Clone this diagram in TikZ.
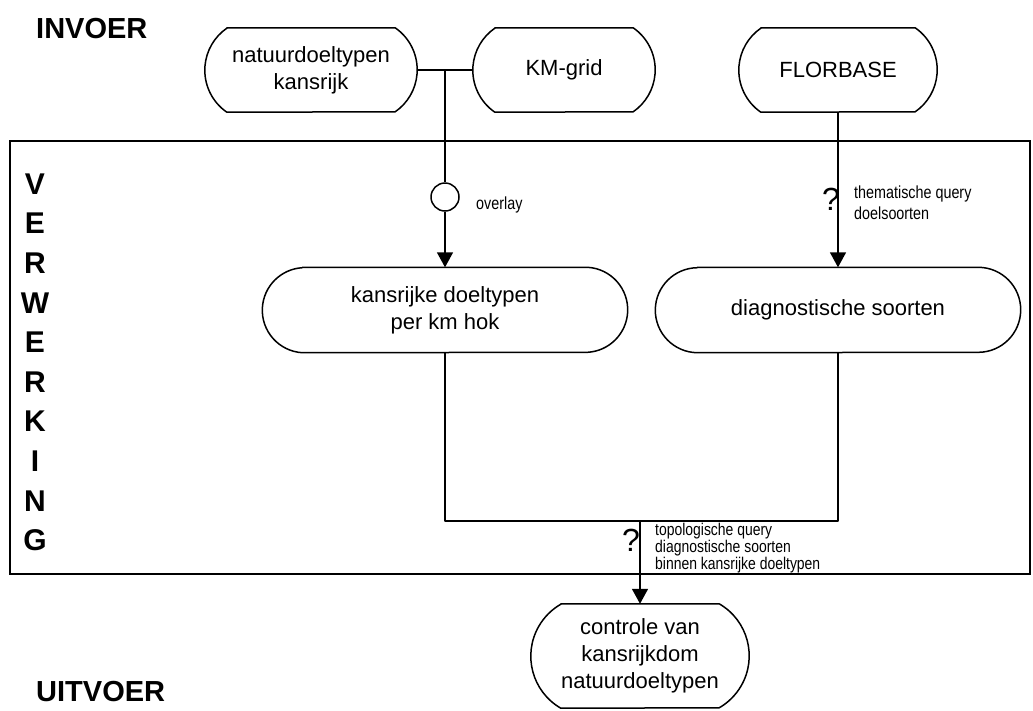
\documentclass[tikz,border=0pt]{standalone}
\usepackage{fontspec}
\setmainfont{Liberation Sans}
\newfontfamily\narrowfont[FakeStretch=0.82]{Liberation Sans}
\usetikzlibrary{arrows.meta}

% outline of a flow box: straight top and bottom, circular arc ends
% #1 node name, #2 inset of the straight edges, #3 half height of the box
\newcommand\bulgeoutline[3]{%
  \pgfmathsetmacro\bulgerad{(#2*#2+#3*#3)/(2*#2)}%
  \pgfmathsetmacro\bulgeang{atan2(#3,\bulgerad-#2)}%
  \draw[conn] ([xshift=#2pt]#1.north west) -- ([xshift=-#2pt]#1.north east)
    arc[start angle=-\bulgeang, end angle=\bulgeang, radius=\bulgerad]
    -- ([xshift=#2pt]#1.south west)
    arc[start angle=180-\bulgeang, end angle=180+\bulgeang, radius=\bulgerad]
    -- cycle;}

\begin{document}
\begin{tikzpicture}[x=1pt,y=-1pt,
  every node/.style={inner sep=0pt},
  flow/.style={rectangle,align=center,font=\fontsize{22}{27}\selectfont},
  conn/.style={line width=1.5pt,line join=round},
  arr/.style={conn,-{Triangle[width=16pt,length=15pt]}},
  note/.style={align=left,anchor=west,font=\narrowfont\fontsize{17.5}{21}\selectfont},
  smallnote/.style={align=left,anchor=west,font=\narrowfont\fontsize{17}{15}\selectfont},
  qmark/.style={font=\fontsize{32}{32}\selectfont},
  title/.style={font=\bfseries\fontsize{29}{29}\selectfont,anchor=base west},
  letter/.style={font=\bfseries\fontsize{30}{30}\selectfont}
]
\useasboundingbox (0,0) rectangle (1033,710);

% processing area
\draw[line width=1.5pt] (10,141) rectangle (1030,574);

% section titles
\node[title] (tin) at (36,38) {INVOER};
\node[title] (tout) at (36,701) {UITVOER};
\foreach \l [count=\i] in {V,E,R,W,E,R,K,I,N,G}
  \node[letter] (vw\i) at (35,{184+39.6*(\i-1)}) {\l};

% input sources
\node[flow,minimum width=212pt,minimum height=84pt]
  (ndt) at (311,70) {natuurdoeltypen\\kansrijk};
\node[flow,minimum width=182pt,minimum height=84pt]
  (km) at (564,70) {KM-grid};
\node[flow,minimum width=198pt,minimum height=84pt]
  (flor) at (838,70) {FLORBASE};

% intermediate results
\node[flow,minimum width=365pt,minimum height=85pt]
  (kans) at (445,310) {kansrijke doeltypen\\per km hok};
\node[flow,minimum width=365pt,minimum height=85pt]
  (diag) at (838,310) {diagnostische soorten};

% output
\node[flow,minimum width=218pt,minimum height=104pt]
  (ctrl) at (640,656) {controle van\\kansrijkdom\\natuurdoeltypen};

\bulgeoutline{ndt}{22}{42}
\bulgeoutline{km}{22}{42}
\bulgeoutline{flor}{22}{42}
\bulgeoutline{kans}{40}{42.5}
\bulgeoutline{diag}{42}{42.5}
\bulgeoutline{ctrl}{30}{52}

% overlay operator
\node[draw,circle,line width=1.5pt,minimum size=28pt] (ov) at (445,197) {};
\node[note] (ovl) at (476,205) {overlay};

% overlay of the two grids
\coordinate (j) at (445,70);
\draw[conn] (ndt.east) -- (km.west);
\draw[conn] (j) -- (ov.north);
\draw[arr] (ov.south) -- (kans.north);

% thematic query
\draw[arr] (flor.south) -- (diag.north);
\node[qmark] (q1) at (831,199) {?};
\node[note] (q1l) at (854,203) {thematische query\\doelsoorten};

% topological query
\coordinate (bl) at (445,521);
\coordinate (br) at (838,521);
\coordinate (m) at (640,521);
\draw[conn] (kans.south) -- (bl) -- (br) -- (diag.south);
\draw[arr] (m) -- (ctrl.north);
\node[qmark] (q2) at (631,540) {?};
\node[smallnote] (q2l) at (655,548) {topologische query\\diagnostische soorten\\binnen kansrijke doeltypen};
\end{tikzpicture}
\end{document}
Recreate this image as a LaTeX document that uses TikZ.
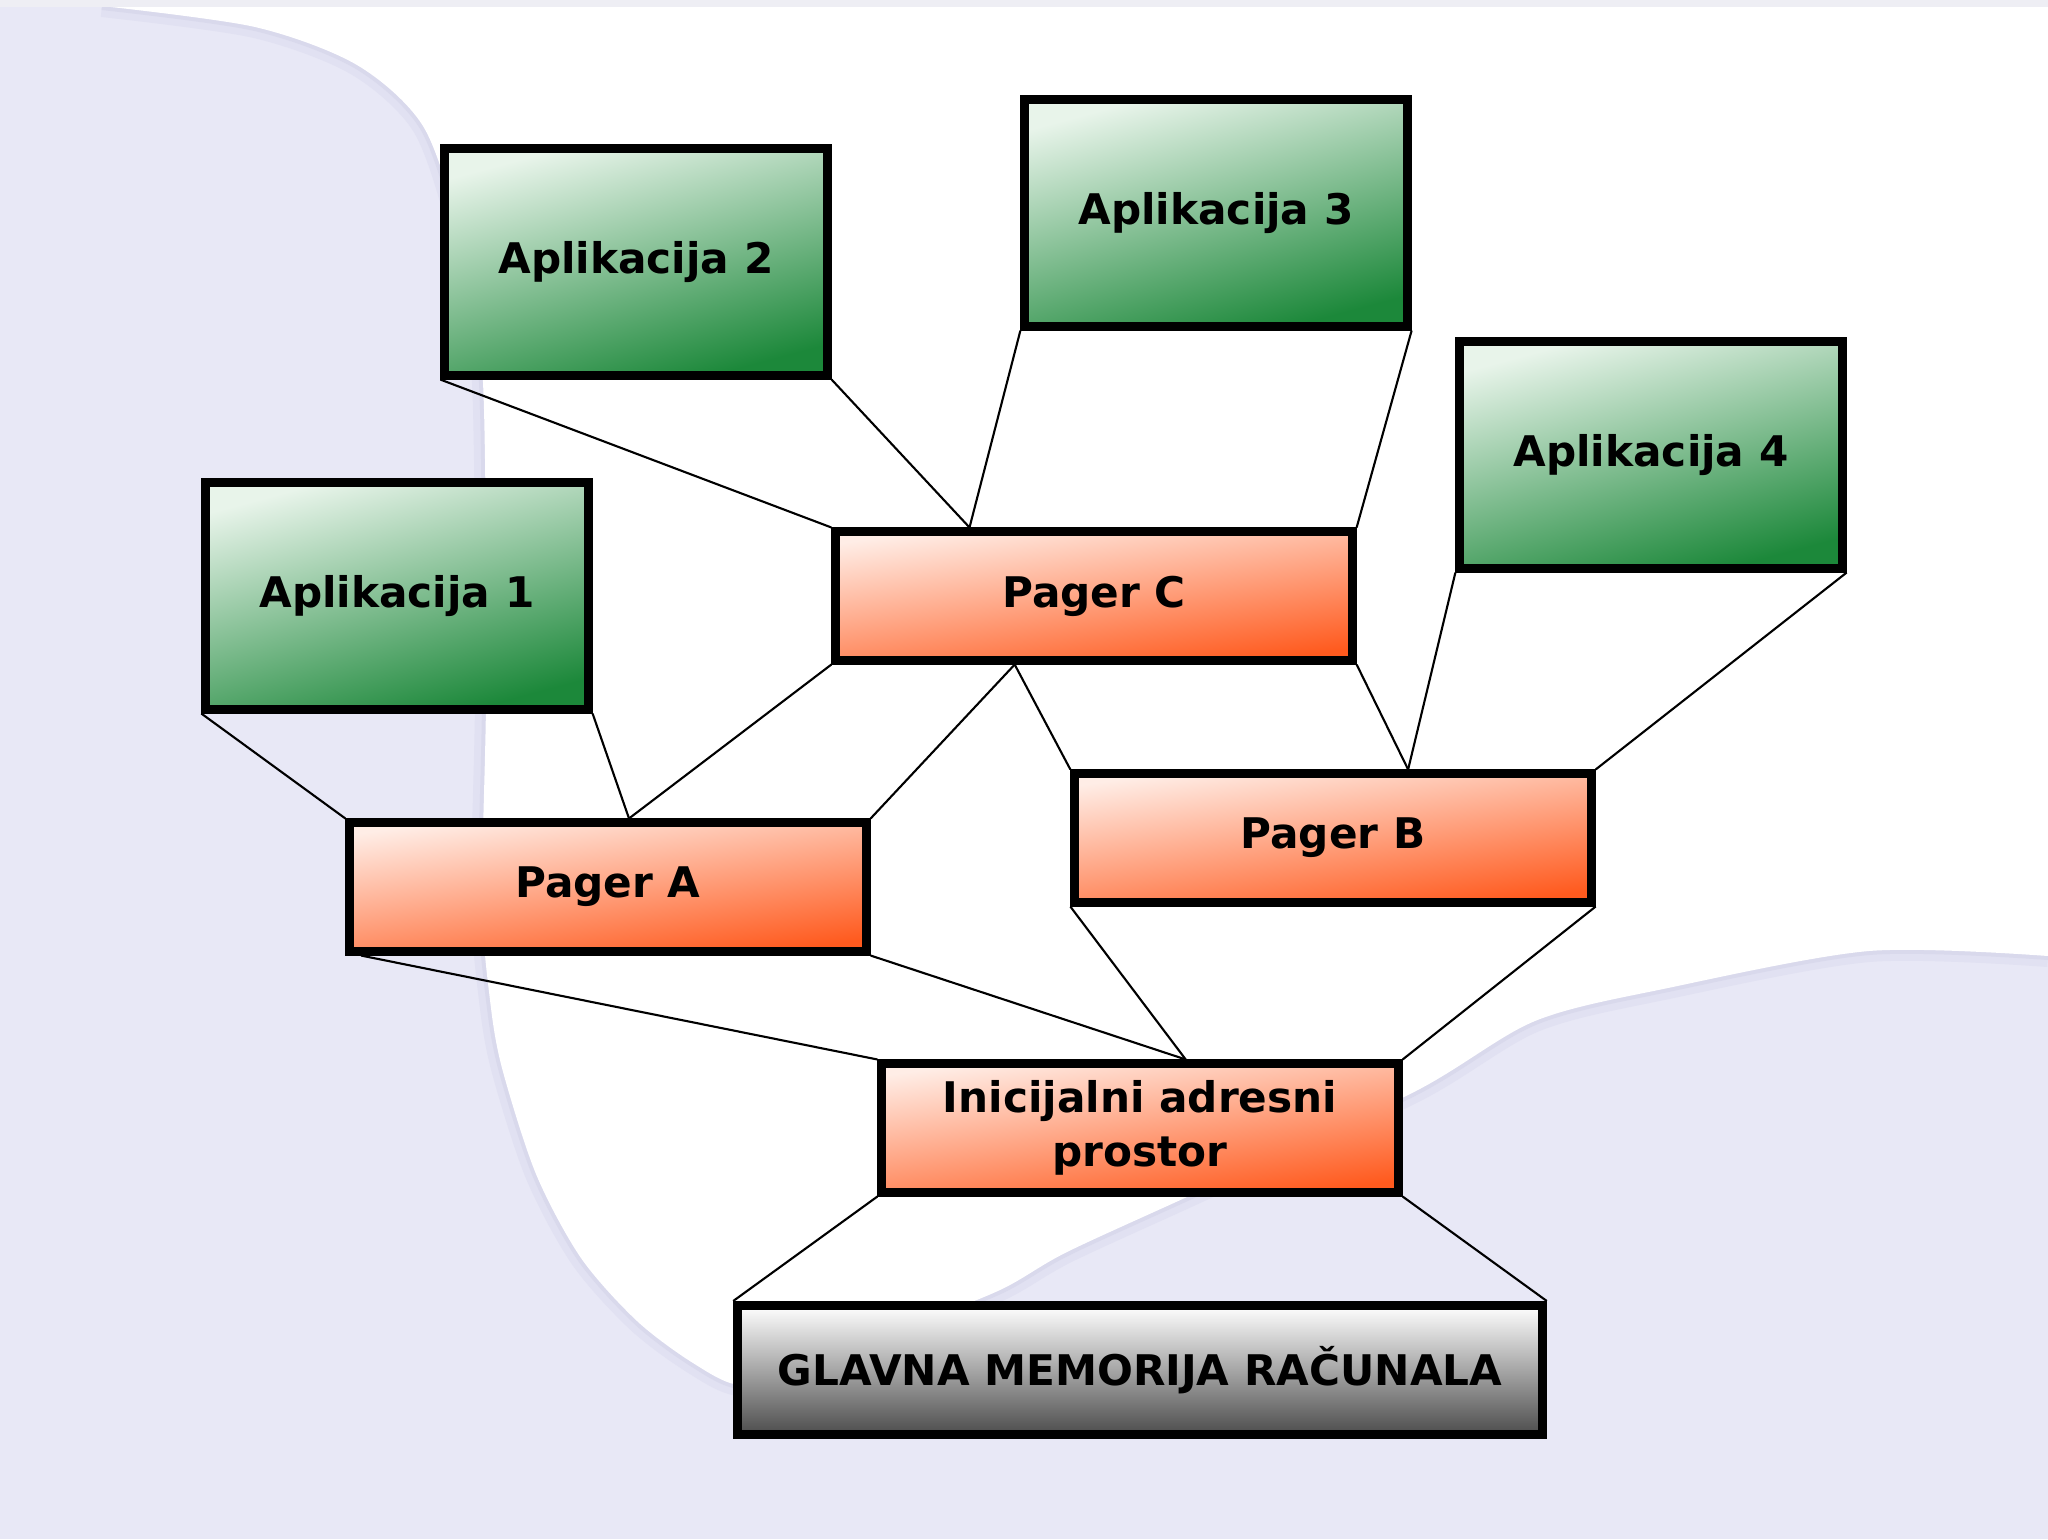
\documentclass[tikz,border=0pt]{standalone}
\usepackage{fontspec}
\setmainfont{DejaVu Sans}
\usetikzlibrary{positioning,calc}

\definecolor{lavender}{HTML}{E8E8F6}
\definecolor{shadowSoft}{HTML}{E1E1F2}
\definecolor{shadowDark}{HTML}{D9D9EC}
\definecolor{topstrip}{HTML}{EEEEF4}
\definecolor{appTop}{HTML}{E8F4EA}
\definecolor{appMid}{HTML}{7FBE8E}
\definecolor{appBot}{HTML}{1C883A}
\definecolor{pagTop}{HTML}{FFEDE6}
\definecolor{pagMid}{HTML}{FF9C7E}
\definecolor{pagBot}{HTML}{FF5A1E}

\begin{document}
\begin{tikzpicture}[
    x=0.01cm, y=-0.01cm,
    box/.style={rectangle, draw=black, line width=2.56pt, inner sep=0pt, align=center,
        font=\fontsize{12}{15.4}\selectfont\bfseries},
    app/.style={box, minimum width=3.82cm, minimum height=2.26cm,
        top color=appTop, middle color=appMid, bottom color=appBot, shading angle=15},
    pager/.style={box, minimum width=5.16cm, minimum height=1.28cm,
        top color=pagTop, middle color=pagMid, bottom color=pagBot, shading angle=8},
    mem/.style={box, minimum width=8.04cm, minimum height=1.29cm,
        top color=white, middle color=black!8, bottom color=black!70},
    link/.style={line width=0.6pt}
]
    % background
    \useasboundingbox (0,0) rectangle (2048,1539);
    \fill[lavender] (0,0) rectangle (2048,1539);
    \draw[shadowSoft, line width=0.22cm] plot[smooth] coordinates {(102,6) (255,27) (357,65)
        (423,126) (459,230) (480,344) (485,459) (486,700) (482,900) (490,1000) (502,1068)
        (536,1174) (581,1258) (637,1321) (693,1363) (740,1385) (800,1370) (900,1330)
        (1000,1290) (1067,1252) (1200,1191) (1414,1092) (1535,1021) (1668,988)
        (1869,951) (2048,956)};
    \draw[shadowDark, line width=0.08cm] plot[smooth] coordinates {(102,6) (255,27) (357,65)
        (423,126) (459,230) (480,344) (485,459) (486,700) (482,900) (490,1000) (502,1068)
        (536,1174) (581,1258) (637,1321) (693,1363) (740,1385) (800,1370) (900,1330)
        (1000,1290) (1067,1252) (1200,1191) (1414,1092) (1535,1021) (1668,988)
        (1869,951) (2048,956)};
    \fill[white] plot[smooth] coordinates {(102,6) (255,27) (357,65)
        (423,126) (459,230) (480,344) (485,459) (486,700) (482,900) (490,1000) (502,1068)
        (536,1174) (581,1258) (637,1321) (693,1363) (740,1385) (800,1370) (900,1330)
        (1000,1290) (1067,1252) (1200,1191) (1414,1092) (1535,1021) (1668,988)
        (1869,951) (2048,956)} -- (2048,6) -- cycle;
    \fill[topstrip] (0,0) rectangle (2048,7);

    % applications
    \node[app] (app1) at (397,596) {Aplikacija 1};
    \node[app] (app2) at (636,262) {Aplikacija 2};
    \node[app] (app3) at (1216,213) {Aplikacija 3};
    \node[app] (app4) at (1651,455) {Aplikacija 4};

    % pagers
    \node[pager] (pagerC) at (1094,596) {Pager C};
    \node[pager] (pagerA) at (608,887) {Pager A};
    \node[pager] (pagerB) at (1333,838) {Pager B};
    \node[pager] (init) at (1140,1128) {Inicijalni adresni\\prostor};

    % memory
    \node[mem] (mem) at (1140,1370) {GLAVNA MEMORIJA RAČUNALA};

    % attach points
    \coordinate (cTop) at ($(pagerC.north west)!0.263!(pagerC.north east)$);
    \coordinate (cBot) at ($(pagerC.south west)!0.349!(pagerC.south east)$);
    \coordinate (aTop) at ($(pagerA.north west)!0.54!(pagerA.north east)$);
    \coordinate (aBot) at ($(pagerA.south west)!0.03!(pagerA.south east)$);
    \coordinate (bTop) at ($(pagerB.north west)!0.643!(pagerB.north east)$);
    \coordinate (iTop) at ($(init.north west)!0.587!(init.north east)$);

    \draw[link] (app2.south west) -- (pagerC.north west);
    \draw[link] (app2.south east) -- (cTop);
    \draw[link] (app3.south west) -- (cTop);
    \draw[link] (app3.south east) -- (pagerC.north east);
    \draw[link] (app1.south west) -- (pagerA.north west);
    \draw[link] (app1.south east) -- (aTop);
    \draw[link] (pagerC.south west) -- (aTop);
    \draw[link] (cBot) -- (pagerA.north east);
    \draw[link] (cBot) -- (pagerB.north west);
    \draw[link] (pagerC.south east) -- (bTop);
    \draw[link] (app4.south west) -- (bTop);
    \draw[link] (app4.south east) -- (pagerB.north east);
    \draw[link] (aBot) -- (init.north west);
    \draw[link] (pagerA.south east) -- (iTop);
    \draw[link] (pagerB.south west) -- (iTop);
    \draw[link] (pagerB.south east) -- (init.north east);
    \draw[link] (init.south west) -- (mem.north west);
    \draw[link] (init.south east) -- (mem.north east);
\end{tikzpicture}
\end{document}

□ □ □ □ □

Your instructions: Exactly reproduce the run of lines from the start of the listing through the line with "(10,141) rectangle (1030,574);", inclusive; pictures are not copied.

Task solution:
Clone this diagram in TikZ.
\documentclass[tikz,border=0pt]{standalone}
\usepackage{fontspec}
\setmainfont{Liberation Sans}
\newfontfamily\narrowfont[FakeStretch=0.82]{Liberation Sans}
\usetikzlibrary{arrows.meta}

% outline of a flow box: straight top and bottom, circular arc ends
% #1 node name, #2 inset of the straight edges, #3 half height of the box
\newcommand\bulgeoutline[3]{%
  \pgfmathsetmacro\bulgerad{(#2*#2+#3*#3)/(2*#2)}%
  \pgfmathsetmacro\bulgeang{atan2(#3,\bulgerad-#2)}%
  \draw[conn] ([xshift=#2pt]#1.north west) -- ([xshift=-#2pt]#1.north east)
    arc[start angle=-\bulgeang, end angle=\bulgeang, radius=\bulgerad]
    -- ([xshift=#2pt]#1.south west)
    arc[start angle=180-\bulgeang, end angle=180+\bulgeang, radius=\bulgerad]
    -- cycle;}

\begin{document}
\begin{tikzpicture}[x=1pt,y=-1pt,
  every node/.style={inner sep=0pt},
  flow/.style={rectangle,align=center,font=\fontsize{22}{27}\selectfont},
  conn/.style={line width=1.5pt,line join=round},
  arr/.style={conn,-{Triangle[width=16pt,length=15pt]}},
  note/.style={align=left,anchor=west,font=\narrowfont\fontsize{17.5}{21}\selectfont},
  smallnote/.style={align=left,anchor=west,font=\narrowfont\fontsize{17}{15}\selectfont},
  qmark/.style={font=\fontsize{32}{32}\selectfont},
  title/.style={font=\bfseries\fontsize{29}{29}\selectfont,anchor=base west},
  letter/.style={font=\bfseries\fontsize{30}{30}\selectfont}
]
\useasboundingbox (0,0) rectangle (1033,710);

% processing area
\draw[line width=1.5pt] (10,141) rectangle (1030,574);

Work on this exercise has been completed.